Monday, August 4, 2008: 4:00 PM
102 B, Midwest Airlines Center
Eve-Lyn S. Hinckley, National Ecological Observatory Network (NEON, Inc.), Boulder, CO, Carol Kendall, U.S. Geological Survey, Menlo Park, CA and Keith Loague, Geological and Environmental Sciences, Stanford University, Stanford, CA
Background/Question/Methods
California’s widespread and economically-important vineyards offer substantial opportunities to understand the interface between hydrology and biogeochemistry in agricultural soils. The common use of native sulfur (S) as a fumigant or soil additive provides a novel way to isotopically differentiate among S pools, allowing the estimation of water and S budgets.

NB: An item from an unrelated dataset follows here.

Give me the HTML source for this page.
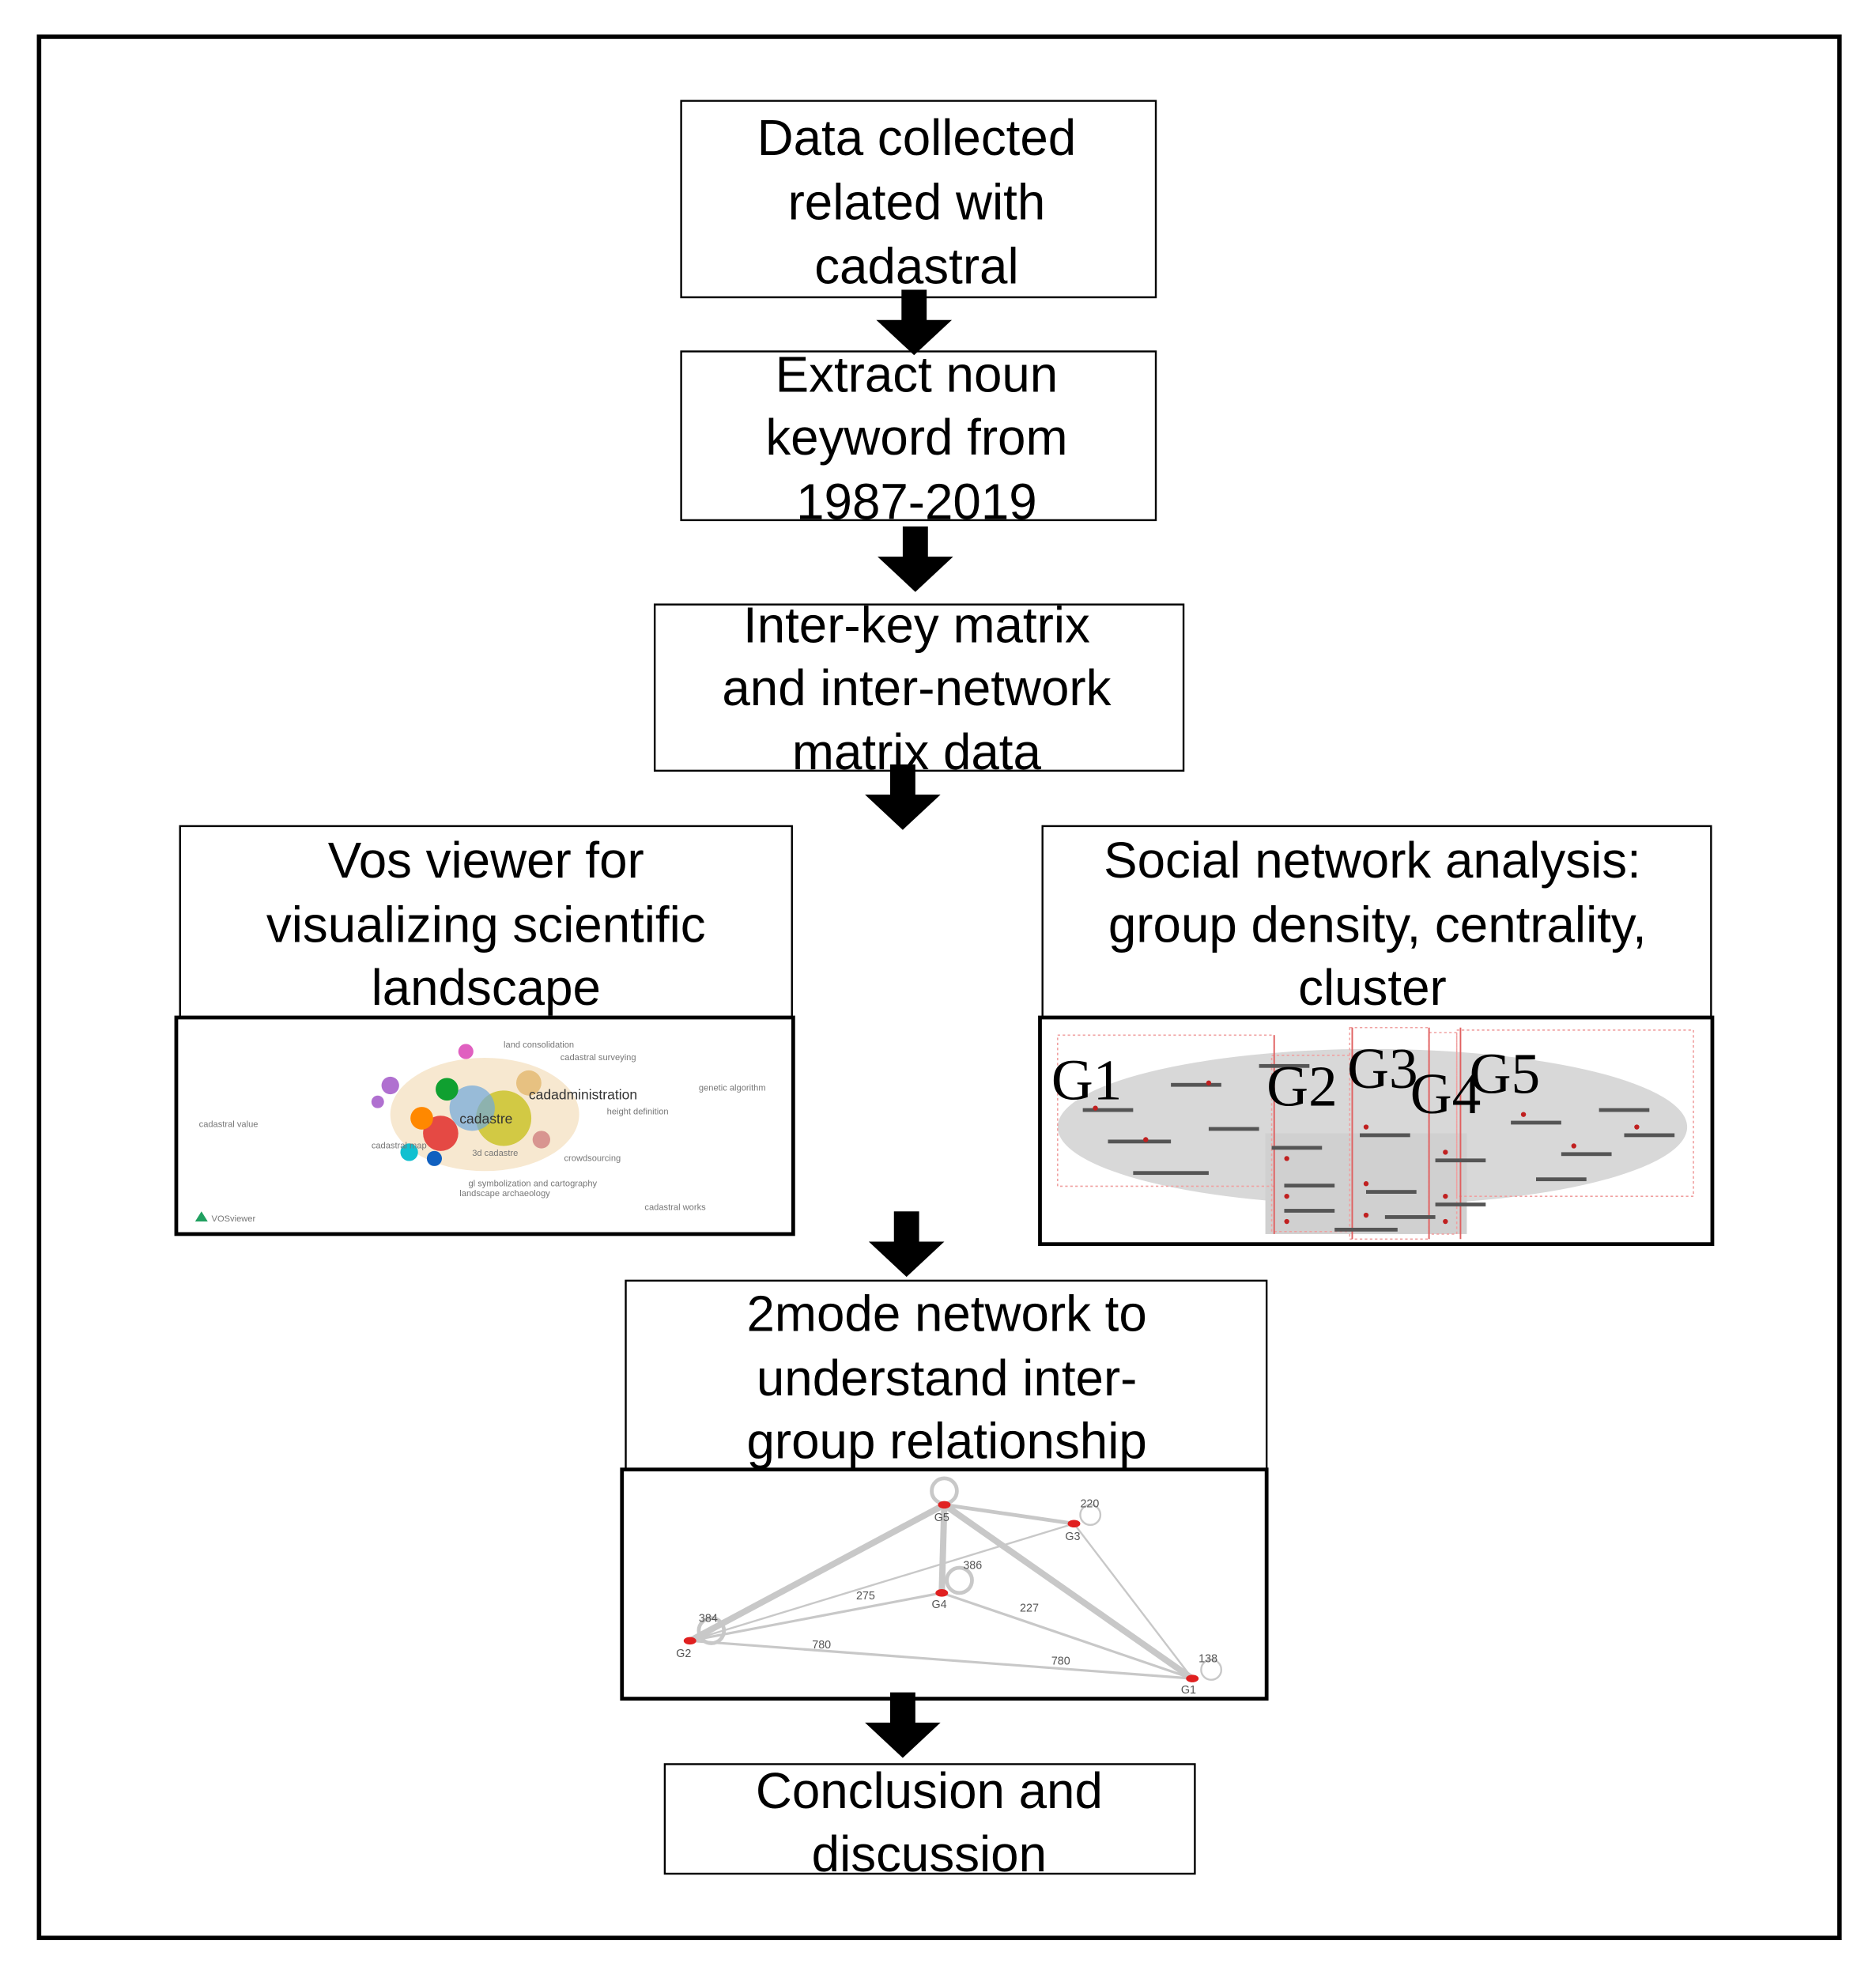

The objectives of this two and a half year study were to (1) determine the immediate fates of applied elemental S in a Napa Valley vineyard, (2) characterize the near-surface hydrological flow paths during irrigation and storm events, and (3) identify how those flow paths affect the fate and transport of S across seasons. Integrating hydrological theory with measurements of S species and sulfate-S isotopic ratios (expressed as δ34S) in inputs, soil, soil water, and leachate provided a means of determining S pools and flow paths.Results/Conclusions
Low [SO42-] and δ34S in leachate during four-hour irrigation events reflect minimal engagement of the soil matrix, indicating that preferential flow was the dominant path for water in the near-surface. In contrast, high [SO42-] and δ34S values during eight-hour irrigation and storm events reflect near complete engagement of the soil matrix, indicating that lateral flow was the dominant pathway. These results suggest that (1) preferential flow is an important loss pathway to consider in managing water and nutrients in vineyards, and (2) over the long-term, continued application of reactive S may have potentially negative consequences for soil and water quality both on- and off-site, due to high SO42- export.